Exercise directions:
Taking the data below, please print only the lines from the line holding "Reproduce this chart with D3.js." to the line holding "const y = d3.scaleBand().domain(factors).range([yTop", inclusive, with pictures omitted.

Available data:
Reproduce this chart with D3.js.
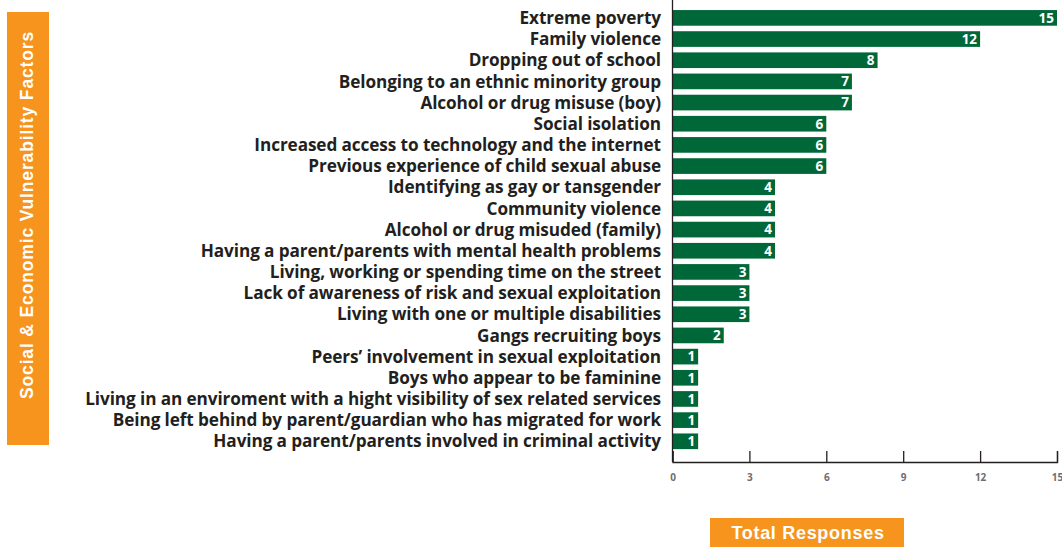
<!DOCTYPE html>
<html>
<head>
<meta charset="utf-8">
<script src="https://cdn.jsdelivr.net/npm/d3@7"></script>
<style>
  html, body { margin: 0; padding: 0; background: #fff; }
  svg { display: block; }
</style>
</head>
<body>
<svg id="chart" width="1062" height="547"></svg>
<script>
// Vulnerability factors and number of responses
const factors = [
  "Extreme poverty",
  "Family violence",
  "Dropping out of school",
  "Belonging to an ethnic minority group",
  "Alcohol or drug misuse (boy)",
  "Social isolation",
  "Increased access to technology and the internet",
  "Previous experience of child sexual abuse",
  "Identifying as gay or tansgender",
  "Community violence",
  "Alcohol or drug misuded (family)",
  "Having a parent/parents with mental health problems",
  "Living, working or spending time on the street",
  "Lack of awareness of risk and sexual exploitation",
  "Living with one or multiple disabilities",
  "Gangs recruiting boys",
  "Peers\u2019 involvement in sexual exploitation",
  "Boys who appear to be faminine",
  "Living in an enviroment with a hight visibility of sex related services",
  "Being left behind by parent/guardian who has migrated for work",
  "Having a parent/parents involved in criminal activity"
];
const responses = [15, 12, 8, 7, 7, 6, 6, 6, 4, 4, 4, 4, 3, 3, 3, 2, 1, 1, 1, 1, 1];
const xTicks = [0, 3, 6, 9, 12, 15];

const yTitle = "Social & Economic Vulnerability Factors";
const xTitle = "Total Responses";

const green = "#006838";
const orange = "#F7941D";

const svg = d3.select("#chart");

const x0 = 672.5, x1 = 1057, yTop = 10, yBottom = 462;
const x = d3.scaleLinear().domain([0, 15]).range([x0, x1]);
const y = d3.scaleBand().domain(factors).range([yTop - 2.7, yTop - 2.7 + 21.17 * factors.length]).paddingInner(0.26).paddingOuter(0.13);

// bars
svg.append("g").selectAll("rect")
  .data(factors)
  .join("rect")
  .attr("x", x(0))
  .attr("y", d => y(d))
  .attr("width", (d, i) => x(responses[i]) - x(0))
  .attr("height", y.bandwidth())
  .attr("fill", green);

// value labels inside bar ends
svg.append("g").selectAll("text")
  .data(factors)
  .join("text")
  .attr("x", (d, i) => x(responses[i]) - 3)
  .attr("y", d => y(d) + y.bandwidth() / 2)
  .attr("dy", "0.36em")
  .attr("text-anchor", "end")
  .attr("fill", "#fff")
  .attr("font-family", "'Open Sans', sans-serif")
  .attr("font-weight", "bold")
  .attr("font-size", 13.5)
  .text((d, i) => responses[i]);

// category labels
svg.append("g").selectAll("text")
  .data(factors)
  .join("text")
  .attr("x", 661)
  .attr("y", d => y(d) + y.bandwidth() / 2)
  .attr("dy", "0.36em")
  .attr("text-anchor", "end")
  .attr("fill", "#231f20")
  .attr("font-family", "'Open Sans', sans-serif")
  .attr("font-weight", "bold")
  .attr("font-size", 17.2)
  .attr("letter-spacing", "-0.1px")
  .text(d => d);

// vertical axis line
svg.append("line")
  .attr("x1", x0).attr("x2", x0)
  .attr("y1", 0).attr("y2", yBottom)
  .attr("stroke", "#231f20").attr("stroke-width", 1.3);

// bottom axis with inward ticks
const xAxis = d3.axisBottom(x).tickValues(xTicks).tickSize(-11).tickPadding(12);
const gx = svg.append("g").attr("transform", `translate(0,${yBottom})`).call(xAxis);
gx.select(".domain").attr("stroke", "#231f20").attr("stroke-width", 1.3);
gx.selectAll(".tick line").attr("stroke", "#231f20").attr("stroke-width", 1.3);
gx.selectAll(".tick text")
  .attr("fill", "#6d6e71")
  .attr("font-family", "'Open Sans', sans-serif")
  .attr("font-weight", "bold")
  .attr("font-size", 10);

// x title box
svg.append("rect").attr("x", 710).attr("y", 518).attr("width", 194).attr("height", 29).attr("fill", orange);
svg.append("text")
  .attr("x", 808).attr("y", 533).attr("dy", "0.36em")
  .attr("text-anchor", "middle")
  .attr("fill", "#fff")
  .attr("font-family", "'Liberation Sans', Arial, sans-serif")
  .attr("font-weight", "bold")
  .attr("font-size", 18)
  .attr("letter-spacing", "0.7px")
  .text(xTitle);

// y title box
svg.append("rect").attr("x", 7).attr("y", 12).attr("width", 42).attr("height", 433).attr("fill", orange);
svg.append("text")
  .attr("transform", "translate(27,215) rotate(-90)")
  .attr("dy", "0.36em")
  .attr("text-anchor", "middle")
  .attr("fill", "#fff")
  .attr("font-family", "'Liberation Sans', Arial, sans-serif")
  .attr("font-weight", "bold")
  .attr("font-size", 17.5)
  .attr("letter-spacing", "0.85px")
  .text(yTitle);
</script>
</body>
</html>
* * *
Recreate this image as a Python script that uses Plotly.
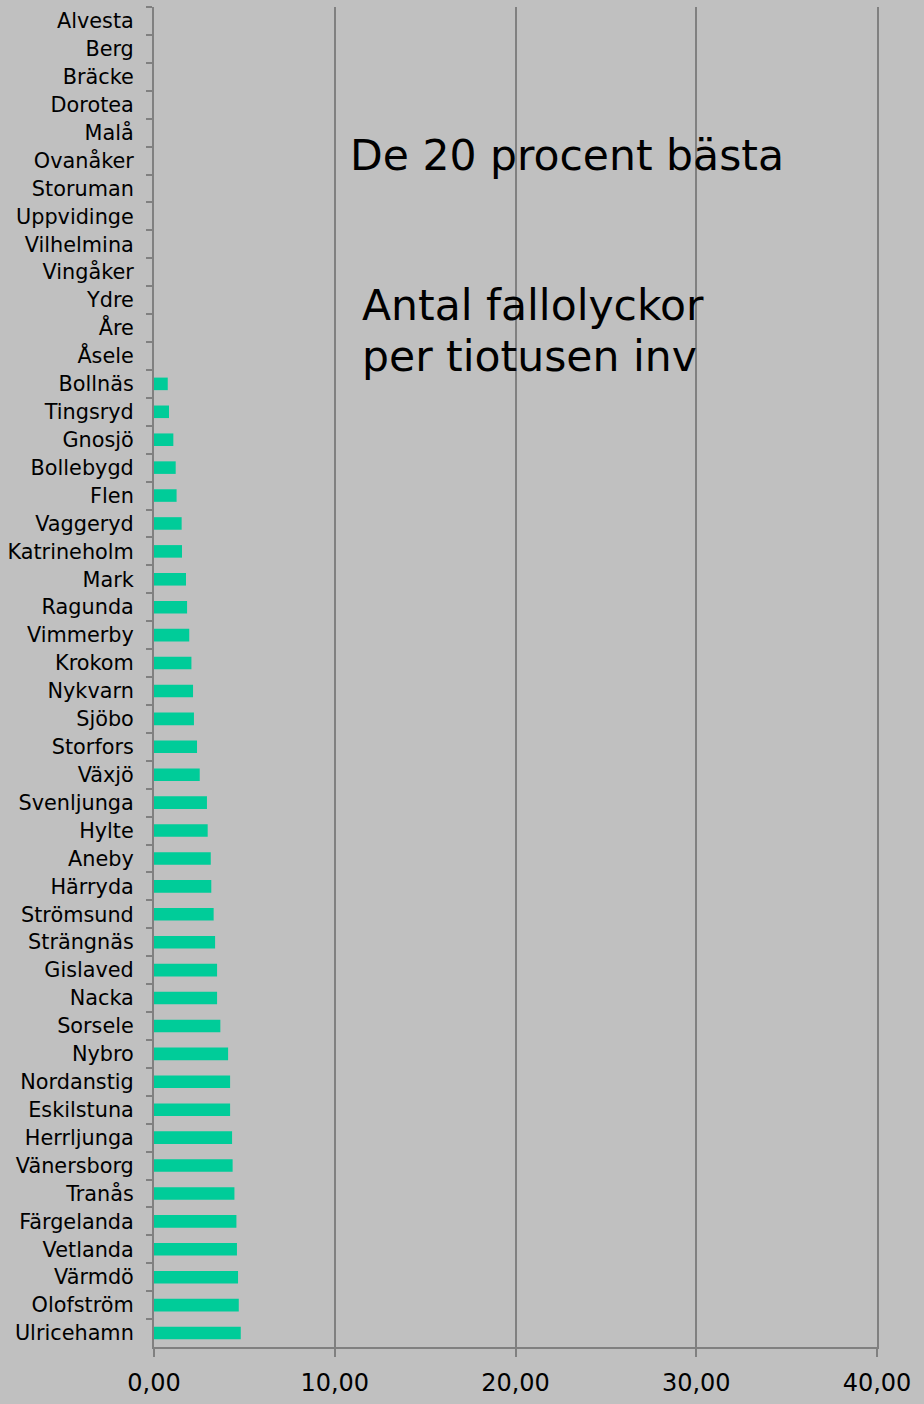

Worked solution:
Reproduce this chart with D3.js.
<!DOCTYPE html>
<html>
<head>
<meta charset="utf-8">
<script src="https://cdn.jsdelivr.net/npm/d3@7"></script>
<style>
  html, body { margin: 0; padding: 0; background: #fff; }
  svg { display: block; }
</style>
</head>
<body>
<svg id="chart" width="1062" height="547"></svg>
<script>
// Vulnerability factors and number of responses
const factors = [
  "Extreme poverty",
  "Family violence",
  "Dropping out of school",
  "Belonging to an ethnic minority group",
  "Alcohol or drug misuse (boy)",
  "Social isolation",
  "Increased access to technology and the internet",
  "Previous experience of child sexual abuse",
  "Identifying as gay or tansgender",
  "Community violence",
  "Alcohol or drug misuded (family)",
  "Having a parent/parents with mental health problems",
  "Living, working or spending time on the street",
  "Lack of awareness of risk and sexual exploitation",
  "Living with one or multiple disabilities",
  "Gangs recruiting boys",
  "Peers\u2019 involvement in sexual exploitation",
  "Boys who appear to be faminine",
  "Living in an enviroment with a hight visibility of sex related services",
  "Being left behind by parent/guardian who has migrated for work",
  "Having a parent/parents involved in criminal activity"
];
const responses = [15, 12, 8, 7, 7, 6, 6, 6, 4, 4, 4, 4, 3, 3, 3, 2, 1, 1, 1, 1, 1];
const xTicks = [0, 3, 6, 9, 12, 15];

const yTitle = "Social & Economic Vulnerability Factors";
const xTitle = "Total Responses";

const green = "#006838";
const orange = "#F7941D";

const svg = d3.select("#chart");

const x0 = 672.5, x1 = 1057, yTop = 10, yBottom = 462;
const x = d3.scaleLinear().domain([0, 15]).range([x0, x1]);
const y = d3.scaleBand().domain(factors).range([yTop - 2.7, yTop - 2.7 + 21.17 * factors.length]).paddingInner(0.26).paddingOuter(0.13);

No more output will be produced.